Does ISIS Demand A Radical Rethinking of U.S. Middle East Policy?

Let's leave aside the fact that the majority of ISIS is made up of pig ignorant barbarians who behead people for fun, take women as slaves, employ child soldiers, commit mass killings, and spread previously eradicated diseases such as polio.

They are a plague. It's self-evident. We don't need to hear denunciations from the Bullshiter-In-Chief to be against ISIS.

But is ISIS an enemy of the United States?

Has it attacked Washington's embassies, military personnel, military sites, civilian buildings?

No.
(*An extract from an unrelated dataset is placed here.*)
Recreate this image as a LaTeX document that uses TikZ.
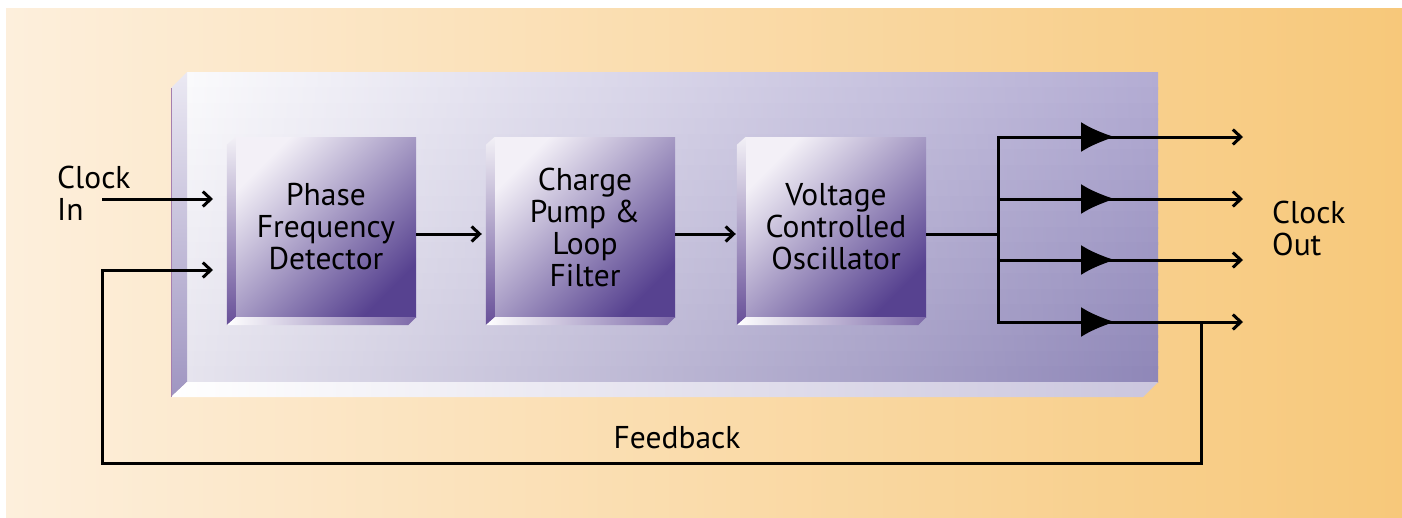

It has done none of that.

But it has received training, arms, military guidance, and money from Washington and its top allies.

According to a report by Aydinlik daily, ISIS planned the attack on Mosul in late February in a hotel in Istanbul under the supervision of the Turkish intelligence agency.

Washington has made itself an enemy of ISIS for public relations purposes only. ISIS is a strange enemy for the U.S. The reality is that U.S. allies are supporting and sheltering ISIS (Saudi Arabia, Qatar, Israel, Turkey) and U.S. enemies are fighting ISIS (Iran, Assad, Hezbollah, PKK).

Two years ago, top Obama administration officials wanted to use drones to assassinate the PKK's leadership, as a favour for Turkey, which it refused on the grounds that the plan was totally insane and counter-productive.

Two months ago, it was the same PKK fighters that Washington wanted to wipe out just yesterday who rescued the trapped Yezidis refugees hiding from ISIS on Sinjar mountain, a tragedy that President Obama used to justify renewed U.S. military action in Iraq. Obama has never bothered to mention the PKK's decisive role in the rescue operation.

The picture that is being painted is that Washington has no idea what it is doing in the Middle East, but that hasn't stopped it from using drones and other tools of air power in the region.

Maybe they would have more success if they knew the lay of the land better.